Our full NPH conference workshop slate can be found here.

Grounding in Historical and Current Realities to Advance an Anti-Racist Housing Movement for Justice and Liberation

10:50AM - 12:40PM PDT | Friday, September 24

This year’s keynote will inspire us all to roll up our sleeves and build an anti-racist, housing justice movement that will go the distance and centers racial equity in our organizations as well as the broader affordable housing industry. We’ll start with a conversation with Nikole Hannah-Jones, where we will get grounded in the historical racist roots and structures of our country’s housing policy so that we can understand what our role as a sector and movement must be to achieve true housing justice. Afterwards, we will dive into a conversation with Rev. Dr. William J. Barber II, whose story and leadership will inspire us to strengthen and sustain our  movement as we collectively fight for justice and liberation for all our neighbors and communities. 

About our panel

Keynote speakers and moderator

Libero Della Piana (moderator) is a tech-savvy movement strategist, educator, and writer who is a senior staff person of the Alliance for Just Society. He is nationally recognized for his work for progressive social change and racial justice. Libero was previously the Digital Director, then the Communications Director, of People’s Action. He was the Digital Director and Senior Organizer for Alliance for a Just Society. Libero was on the staff of the Applied Research Center (now Race Forward) for many years and is a graduate of MAAP (Movement Activist Apprenticeship Program). Libero’s writing has been featured in such publications as Common Dreams, Truthout, San Francisco Chronicle, Colorlines, Black Commentator and People’s World. Libero is on the Advisory Council of IllumiNative.

Additionally, Libero and the Alliance for Just Society staff have been working with the NPH staff directly for several years to explore our opportunities to grow our movement, build our power, embed equity, and create change.

Nikole Hannah-Jones is the Pulitzer Prize-winning creator of the 1619 Project and a staff writer at The New York Times Magazine. She has spent her career investigating racial inequality and injustice, and her reporting has earned her the MacArthur Fellowship, known as the Genius grant, a Peabody Award, two George Polk Awards and the National Magazine Award three times. Hannah-Jones also earned the John Chancellor Award for Distinguished Journalism and was named Journalist of the Year by the National Association of Black Journalists and the Newswomen’s Club of New York. In 2020 she was inducted into the Society of American Historians and in 2021, into the North Carolina Media Hall of Fame.

In 2016, Hannah-Jones co-founded the Ida B. Wells Society for Investigative Reporting, which seeks to increase the number of reporters and editors of color.
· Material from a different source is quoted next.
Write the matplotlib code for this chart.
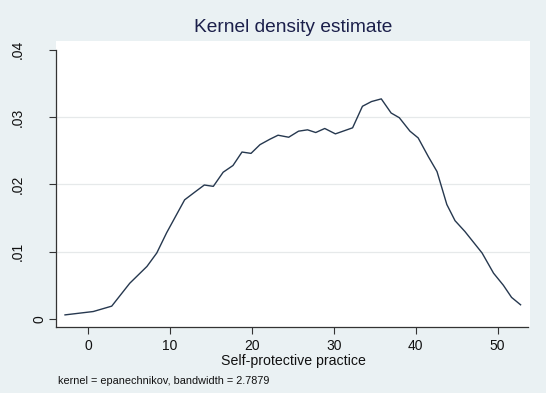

She holds a Master of Arts in Mass Communication from the University of North Carolina and earned her BA in History and African-American studies from the University of Notre Dame.

Reverend Dr. William J. Barber II is the President & Senior Lecturer of Repairers of the Breach, Co-Chair of the Poor People’s Campaign: A National Call For Moral Revival; Bishop with The Fellowship of Affirming Ministries; Visiting Professor at Union Theological Seminary; Pastor of Greenleaf Christian Church, Disciples of Christ in Goldsboro, North Carolina, and the author of four books: We Are Called To Be A Movement; Revive Us Again: Vision and Action in Moral Organizing; The Third Reconstruction: Moral Mondays, Fusion Politics, and The Rise of a New Justice Movement; and Forward Together: A Moral Message For The Nation.

Rev. Dr. Barber is also the architect of the Moral Movement, which began with weekly Moral Monday protests at the North Carolina General Assembly in 2013 and recently relaunched again online in August 2020 under the banner of the Poor People’s Campaign. In 2018, Rev. Dr. Barber helped relaunch the Poor People’s Campaign, which was begun by Rev. Dr. Martin Luther King Jr. in 1968, starting with an historic wave of protests in state capitals and in Washington, D.C., calling for a moral agenda and a moral budget to address the five interlocking injustices of systemic racism, systemic poverty, the war economy and militarism, ecological devastation, and the false moral narrative of Christian nationalism. There are currently 45 state coordinating committees across the country, mobilizing around the Poor People’s Jubilee Platform and We Must Do M.O.R.E. (mobilize, organize, register, and educate people for a movement that votes).